**WHAT IS REQUIRED:** Transcribe every line exactly. Leave the pictures behind.
┌─ AVAILABLE DATA
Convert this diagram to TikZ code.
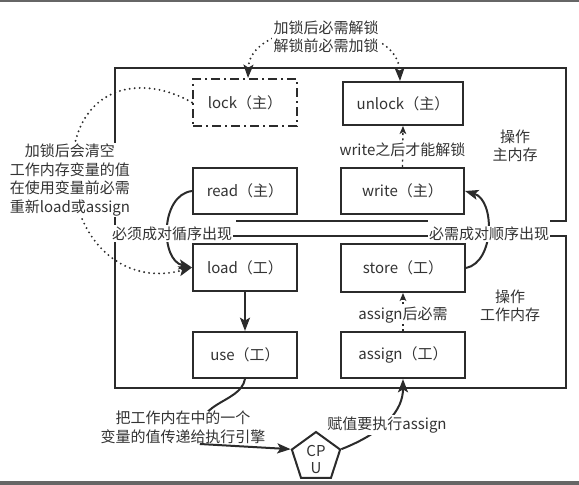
\documentclass[tikz,border=0pt]{standalone}
\usepackage{fontspec}
\setmainfont{Noto Sans CJK SC}
\usetikzlibrary{arrows.meta,shapes.geometric}
\definecolor{linec}{HTML}{2B2B2B}
\definecolor{txt}{HTML}{333333}
\definecolor{barc}{HTML}{666666}
\newcommand\myfont{\fontsize{11.25pt}{13.9pt}\selectfont}
\tikzset{
  box/.style={draw=linec, line width=1.5pt, fill=white, inner sep=0pt, text=txt, font=\myfont},
  frame/.style={draw=linec, line width=1.5pt},
  conn/.style={draw=linec, line width=1.5pt},
  thinconn/.style={draw=linec, line width=1pt, dash pattern=on 1.5pt off 2.5pt},
  dotconn/.style={draw=linec, line width=1.6pt, line cap=round, dash pattern=on 0pt off 3.75pt},
  bigtip/.tip={Stealth[length=10pt,width=7.5pt,inset=2.2pt,line cap=butt]},
  smalltip/.tip={Stealth[length=6pt,width=5pt,inset=1.5pt]},
  lbl/.style={fill=white, inner sep=1pt, text=txt, font=\myfont, align=center},
  plain/.style={inner sep=0pt, text=txt, font=\myfont, align=center},
}
\begin{document}
\begin{tikzpicture}[x=0.75pt,y=-0.75pt]
\useasboundingbox (0,0) rectangle (579,485);
% screenshot bars
\fill[barc] (0,0) rectangle (579,2.5);
\fill[barc] (0,481) rectangle (579,485);
% frames
\draw[frame] (236,221) -- (428,221);
\draw[frame] (550,221) -- (566,221) -- (566,68) -- (115,68) -- (115,388) -- (566,388) -- (566,236) -- (550,236);
\draw[frame] (428,236) -- (232,236);
% boxes
\node[box, minimum width=78pt, minimum height=35.25pt, dash pattern=on 6.75pt off 3pt on 1.5pt off 3pt] (lock) at (245,102.5) {lock（主）};
\node[box, minimum width=90pt, minimum height=32.25pt] (unlock) at (403,103.5) {unlock（主）};
\node[box, minimum width=78pt, minimum height=34.5pt] (read) at (245,191) {read（主）};
\node[box, minimum width=92.25pt, minimum height=34.5pt] (write) at (402.5,191) {write（主）};
\node[box, minimum width=78pt, minimum height=35.25pt] (load) at (245,267.5) {load（工）};
\node[box, minimum width=93pt, minimum height=36pt] (store) at (403,268) {store（工）};
\node[box, minimum width=78pt, minimum height=34.5pt] (use) at (245,355) {use（工）};
\node[box, minimum width=93pt, minimum height=34.5pt] (assign) at (403,355) {assign（工）};
\node[draw=linec, line width=1.5pt, fill=white, regular polygon, regular polygon sides=5, minimum size=38.1pt, inner sep=0pt] (cpu) at (316,457.4) {};
\node[plain, font=\fontsize{11.25pt}{12.75pt}\selectfont] (cputxt) at (316,459.5) {CP\\U};
% coordinates
\coordinate (ubend) at (200,444);
% connectors
\draw[dotconn, {bigtip}-{bigtip}] ([xshift=2.25pt]lock.north) .. controls (250,15) and (398,15) .. ([xshift=-2.25pt]unlock.north);
\draw[dotconn, -{bigtip}] (lock.west) .. controls (135,70) and (68,90) .. (72,180) .. controls (80,250) and (130,285) .. (load.west);
\draw[conn, -{bigtip}] (read.west) .. controls (160,195) and (160,260) .. (load.west);
\draw[conn, -{bigtip}] (store.east) .. controls (495,262) and (495,200) .. (write.east);
\draw[thinconn, -{smalltip}] (write.north) -- (unlock.south);
\draw[thinconn, -{smalltip}] (assign.north) -- (store.south);
\draw[conn, -{bigtip}] (load.south) -- (use.north);
\draw[conn] (use.south) .. controls (240,405) and (190,400) .. (ubend);
\draw[conn, -{bigtip}] (cpu.corner 5) .. controls (385,432) and (403,410) .. (assign.south);
% labels
\node[lbl] (toplbl) at (326,37) {加锁后必需解锁\\解锁前必需加锁};
\node[lbl] (leftlbl) at (70,180) {加锁后会清空\\工作内存变量的值\\在使用变量前必需\\重新load或assign};
\node[lbl] (pairl) at (172,233.5) {必须成对循序出现};
\node[lbl] (pairr) at (489,234) {必需成对顺序出现};
\node[lbl] (wlbl) at (402.5,150) {write之后才能解锁};
\node[lbl] (albl) at (403,315) {assign后必需};
\node[plain] (mainlbl) at (515,146) {操作\\主内存};
\node[plain] (worklbl) at (510,306) {操作\\工作内存};
\node[lbl, inner sep=0pt] (uselbl) at (183,427.5) {把工作内在中的一个\\变量的值传递给执行引擎};
\node[lbl] (cpulbl) at (387,425) {赋值要执行assign};
\draw[conn, -{bigtip}] (ubend) -- (cpu.corner 2);
\end{tikzpicture}
\end{document}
└─
**SOLUTION FOR THIS PROBLEM:**
Convert this diagram to TikZ code.
\documentclass[tikz,border=0pt]{standalone}
\usepackage{fontspec}
\setmainfont{Noto Sans CJK SC}
\usetikzlibrary{arrows.meta,shapes.geometric}
\definecolor{linec}{HTML}{2B2B2B}
\definecolor{txt}{HTML}{333333}
\definecolor{barc}{HTML}{666666}
\newcommand\myfont{\fontsize{11.25pt}{13.9pt}\selectfont}
\tikzset{
  box/.style={draw=linec, line width=1.5pt, fill=white, inner sep=0pt, text=txt, font=\myfont},
  frame/.style={draw=linec, line width=1.5pt},
  conn/.style={draw=linec, line width=1.5pt},
  thinconn/.style={draw=linec, line width=1pt, dash pattern=on 1.5pt off 2.5pt},
  dotconn/.style={draw=linec, line width=1.6pt, line cap=round, dash pattern=on 0pt off 3.75pt},
  bigtip/.tip={Stealth[length=10pt,width=7.5pt,inset=2.2pt,line cap=butt]},
  smalltip/.tip={Stealth[length=6pt,width=5pt,inset=1.5pt]},
  lbl/.style={fill=white, inner sep=1pt, text=txt, font=\myfont, align=center},
  plain/.style={inner sep=0pt, text=txt, font=\myfont, align=center},
}
\begin{document}
\begin{tikzpicture}[x=0.75pt,y=-0.75pt]
\useasboundingbox (0,0) rectangle (579,485);
% screenshot bars
\fill[barc] (0,0) rectangle (579,2.5);
\fill[barc] (0,481) rectangle (579,485);
% frames
\draw[frame] (236,221) -- (428,221);
\draw[frame] (550,221) -- (566,221) -- (566,68) -- (115,68) -- (115,388) -- (566,388) -- (566,236) -- (550,236);
\draw[frame] (428,236) -- (232,236);
% boxes
\node[box, minimum width=78pt, minimum height=35.25pt, dash pattern=on 6.75pt off 3pt on 1.5pt off 3pt] (lock) at (245,102.5) {lock（主）};
\node[box, minimum width=90pt, minimum height=32.25pt] (unlock) at (403,103.5) {unlock（主）};
\node[box, minimum width=78pt, minimum height=34.5pt] (read) at (245,191) {read（主）};
\node[box, minimum width=92.25pt, minimum height=34.5pt] (write) at (402.5,191) {write（主）};
\node[box, minimum width=78pt, minimum height=35.25pt] (load) at (245,267.5) {load（工）};
\node[box, minimum width=93pt, minimum height=36pt] (store) at (403,268) {store（工）};
\node[box, minimum width=78pt, minimum height=34.5pt] (use) at (245,355) {use（工）};
\node[box, minimum width=93pt, minimum height=34.5pt] (assign) at (403,355) {assign（工）};
\node[draw=linec, line width=1.5pt, fill=white, regular polygon, regular polygon sides=5, minimum size=38.1pt, inner sep=0pt] (cpu) at (316,457.4) {};
\node[plain, font=\fontsize{11.25pt}{12.75pt}\selectfont] (cputxt) at (316,459.5) {CP\\U};
% coordinates
\coordinate (ubend) at (200,444);
% connectors
\draw[dotconn, {bigtip}-{bigtip}] ([xshift=2.25pt]lock.north) .. controls (250,15) and (398,15) .. ([xshift=-2.25pt]unlock.north);
\draw[dotconn, -{bigtip}] (lock.west) .. controls (135,70) and (68,90) .. (72,180) .. controls (80,250) and (130,285) .. (load.west);
\draw[conn, -{bigtip}] (read.west) .. controls (160,195) and (160,260) .. (load.west);
\draw[conn, -{bigtip}] (store.east) .. controls (495,262) and (495,200) .. (write.east);
\draw[thinconn, -{smalltip}] (write.north) -- (unlock.south);
\draw[thinconn, -{smalltip}] (assign.north) -- (store.south);
\draw[conn, -{bigtip}] (load.south) -- (use.north);
\draw[conn] (use.south) .. controls (240,405) and (190,400) .. (ubend);
\draw[conn, -{bigtip}] (cpu.corner 5) .. controls (385,432) and (403,410) .. (assign.south);
% labels
\node[lbl] (toplbl) at (326,37) {加锁后必需解锁\\解锁前必需加锁};
\node[lbl] (leftlbl) at (70,180) {加锁后会清空\\工作内存变量的值\\在使用变量前必需\\重新load或assign};
\node[lbl] (pairl) at (172,233.5) {必须成对循序出现};
\node[lbl] (pairr) at (489,234) {必需成对顺序出现};
\node[lbl] (wlbl) at (402.5,150) {write之后才能解锁};
\node[lbl] (albl) at (403,315) {assign后必需};
\node[plain] (mainlbl) at (515,146) {操作\\主内存};
\node[plain] (worklbl) at (510,306) {操作\\工作内存};
\node[lbl, inner sep=0pt] (uselbl) at (183,427.5) {把工作内在中的一个\\变量的值传递给执行引擎};
\node[lbl] (cpulbl) at (387,425) {赋值要执行assign};
\draw[conn, -{bigtip}] (ubend) -- (cpu.corner 2);
\end{tikzpicture}
\end{document}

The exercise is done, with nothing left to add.